Nuclear Technology / Volume 183 / Number 2 / August 2013 / Pages 228-247
Technical Paper / Radioactive Waste Management and Disposal / dx.doi.org/10.13182/NT13-A18113
This paper aims to determine, for the period of institutional control (300 yr), the probability of occurrence of the net release scenario of radioactive waste from a near-surface repository. The radioactive waste focused on in this work is that of low and medium activity generated by a pressurized water reactor plant. The repository is divided into eight modules, each of which consists of six barriers (top cover, upper layer, packages, base, walls, and geosphere). The repository is a system where the modules work in series and the module barriers work in active parallel. The module failure probability for radioactive elements is obtained from a Markov model because of shared loads assumed for the different barriers. Lack of field failure data led to the necessity of performing sensitivity analyses to assess the failure rate impact on module and barrier failure probabilities. Module failure probabilities have been found to be lower for those radioactive elements with higher retardation coefficients.

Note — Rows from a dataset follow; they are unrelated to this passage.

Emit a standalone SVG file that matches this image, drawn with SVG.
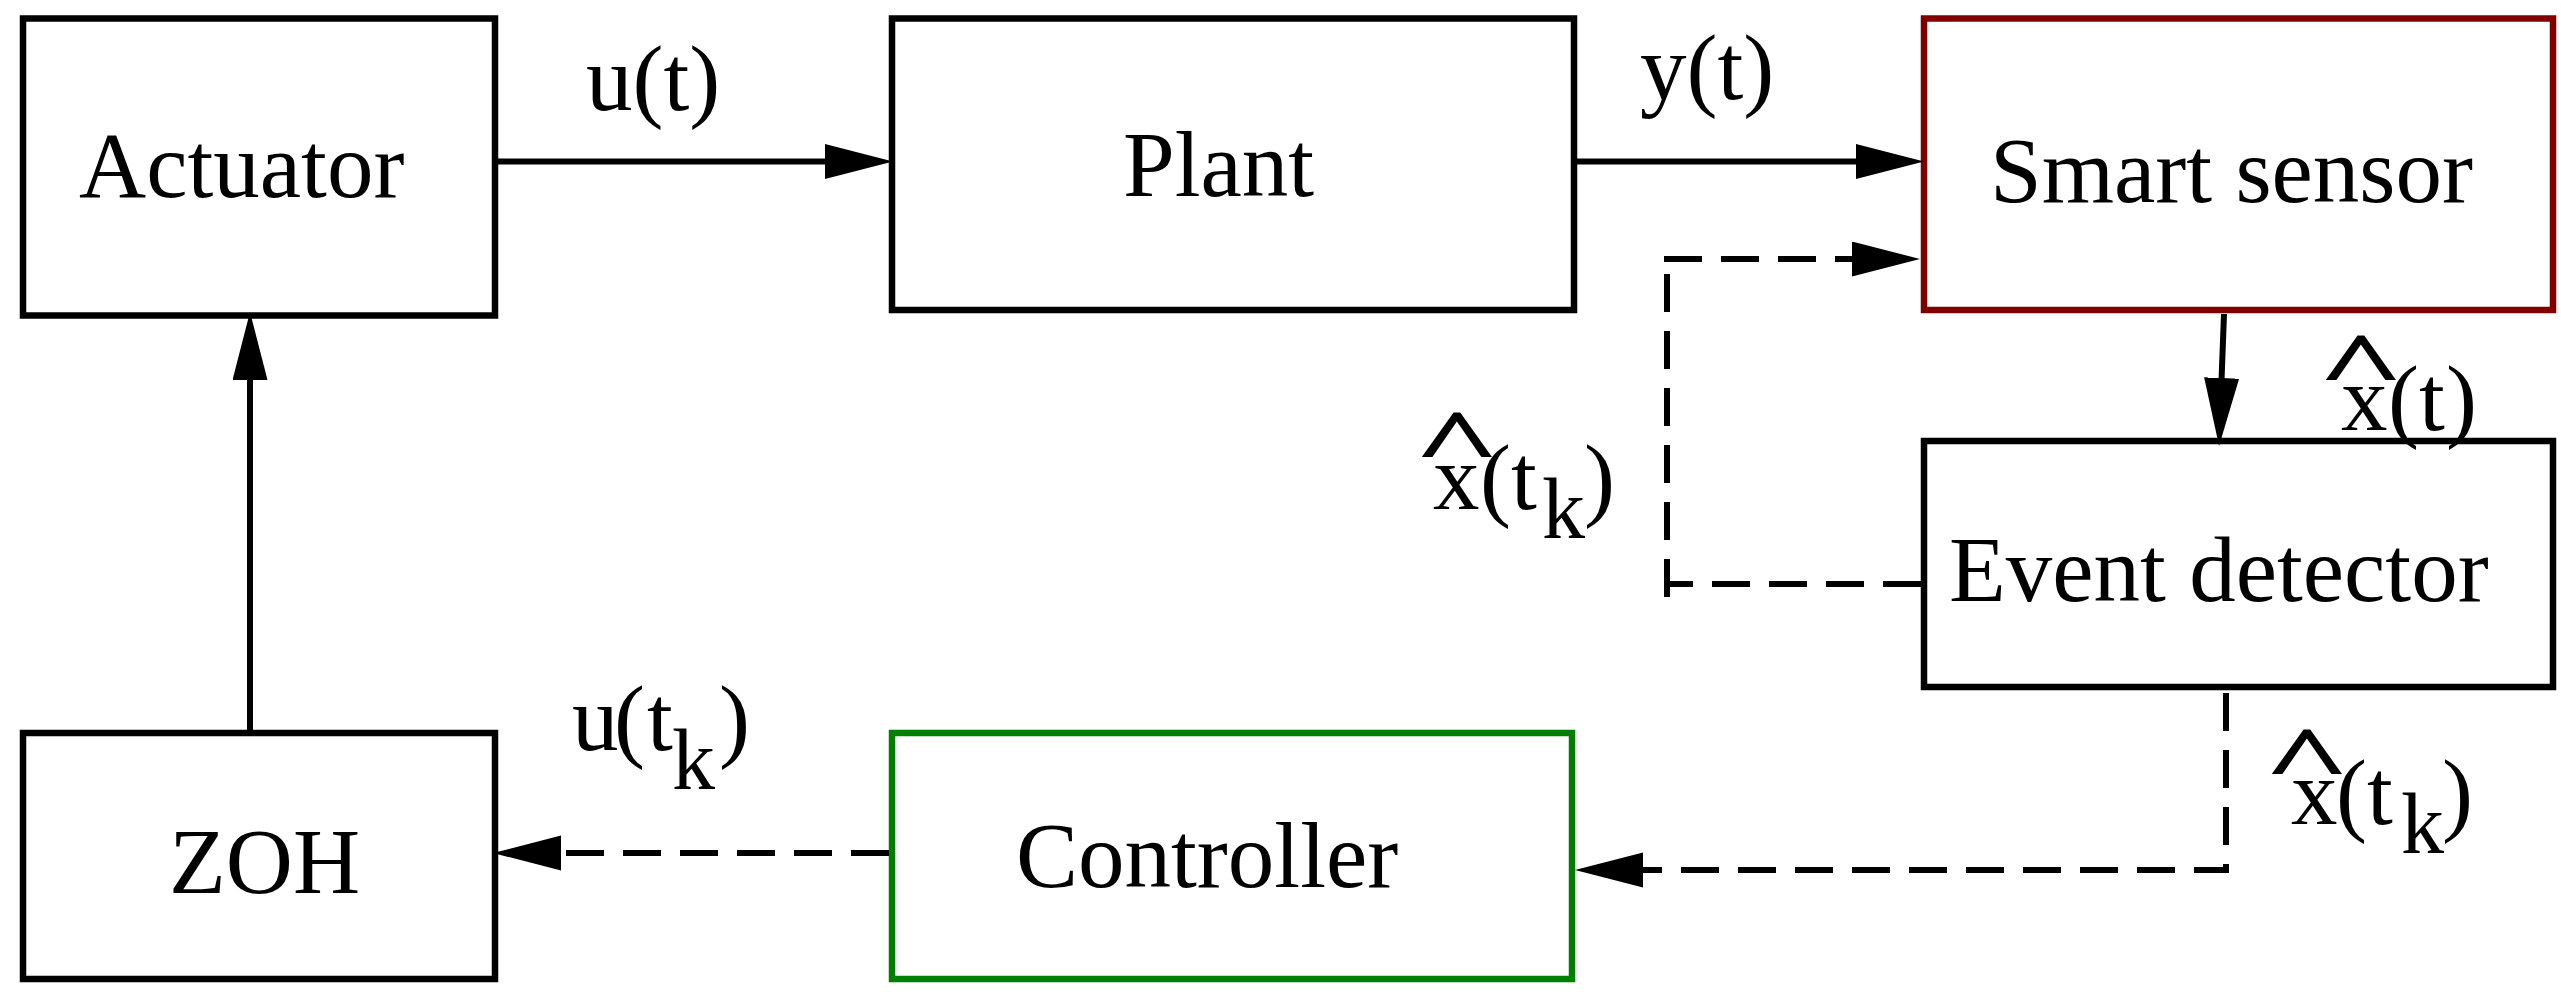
<svg xmlns="http://www.w3.org/2000/svg" width="2561" height="999" viewBox="0 0 2561 999">
<style>
.box{fill:none;stroke:#000;stroke-width:6.5}
.red{stroke:#800000}
.green{stroke:#008000}
.t{font-family:"Liberation Serif","Times New Roman",serif;font-size:93px;fill:#000}
.k{font-size:86px}
.hat{font-family:"Liberation Serif","Times New Roman",serif;font-size:95px;font-weight:bold;fill:#000;text-anchor:middle}
.ln{fill:none;stroke:#000;stroke-width:6}
.dash{stroke-dasharray:38 19}
</style>
<defs>
<marker id="ah" markerUnits="userSpaceOnUse" markerWidth="70" markerHeight="36" refX="16" refY="17.5" orient="auto" viewBox="0 0 70 36">
<path d="M0,0 L68,17.5 L0,35 z" fill="#000"/>
</marker>
</defs>
<rect width="2561" height="999" fill="#fff"/>
<g id="actuator">
<rect class="box" x="23" y="18.5" width="472" height="297"/>
<text class="t" x="79" y="197">Actuator</text>
</g>
<g id="plant">
<rect class="box" x="892" y="18.5" width="682" height="291.5"/>
<text class="t" x="1123" y="196">Plant</text>
</g>
<g id="smart-sensor">
<rect class="box red" x="1924" y="18.5" width="629" height="291.5"/>
<text class="t" x="1990" y="202">Smart sensor</text>
</g>
<g id="event-detector">
<rect class="box" x="1924" y="441" width="629" height="246"/>
<text class="t" x="1949" y="601">Event detector</text>
</g>
<g id="zoh">
<rect class="box" x="23" y="733" width="472" height="246"/>
<text class="t" x="169" y="893">ZOH</text>
</g>
<g id="controller">
<rect class="box green" x="892" y="733" width="680" height="246"/>
<text class="t" x="1016" y="887">Controller</text>
</g>
<g id="connectors">
<line class="ln" x1="498" y1="161.5" x2="841" y2="161.5" marker-end="url(#ah)"/>
<line class="ln" x1="1577" y1="161.5" x2="1872" y2="161.5" marker-end="url(#ah)"/>
<line class="ln" x1="2224" y1="314" x2="2221" y2="394" marker-end="url(#ah)"/>
<line class="ln" x1="250" y1="730" x2="250" y2="364" marker-end="url(#ah)"/>
<line class="ln dash" x1="889" y1="853" x2="545" y2="853" marker-end="url(#ah)"/>
<path class="ln dash" d="M1921,584 H1665 M1667,597 V259 M1664,259 H1868" marker-end="url(#ah)"/>
<path class="ln dash" d="M2226,693 V870 H1627" marker-end="url(#ah)"/>
</g>
<g id="labels">
<text class="t" x="586" y="110">u(t)</text>
<text class="t" x="1640" y="99">y(t)</text>
<text class="hat" transform="translate(2361,398) scale(1.6,1)">^</text>
<text class="t" y="430"><tspan x="2341">x</tspan><tspan x="2388">(</tspan><tspan x="2419">t</tspan><tspan x="2446">)</tspan></text>
<text class="hat" transform="translate(1457,475) scale(1.6,1)">^</text>
<text class="t" y="509"><tspan x="1433">x</tspan><tspan x="1480">(</tspan><tspan x="1511">t</tspan><tspan class="k" x="1542" y="538">k</tspan><tspan x="1584" y="509">)</tspan></text>
<text class="hat" transform="translate(2307,792) scale(1.6,1)">^</text>
<text class="t" y="824"><tspan x="2291">x</tspan><tspan x="2336">(</tspan><tspan x="2367">t</tspan><tspan class="k" x="2401" y="853">k</tspan><tspan x="2442" y="824">)</tspan></text>
<text class="t" y="750"><tspan x="572">u</tspan><tspan x="614">(</tspan><tspan x="647">t</tspan><tspan class="k" x="672" y="789">k</tspan><tspan x="719" y="750">)</tspan></text>
</g>
</svg>
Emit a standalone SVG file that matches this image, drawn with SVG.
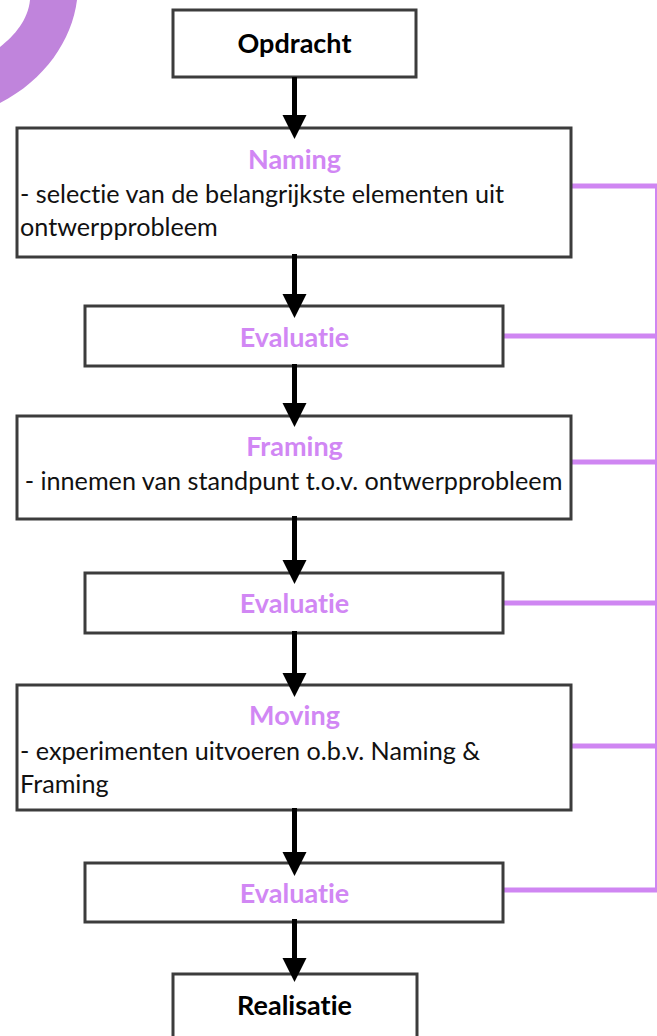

The geosphere mean time to failure is the most important parameter for calculating module failure probabilities for each radioactive element. The repository module has presented higher failure probabilities for iodine, technetium, and strontium. For iodine, the estimated probability is 16% for 300 yr and 96% for 1000 yr. The basis for performance evaluation of the deposition system is the understanding of its gradual evolution. There are many uncertainty sources in this modeling, and efforts in this direction are strongly recommended.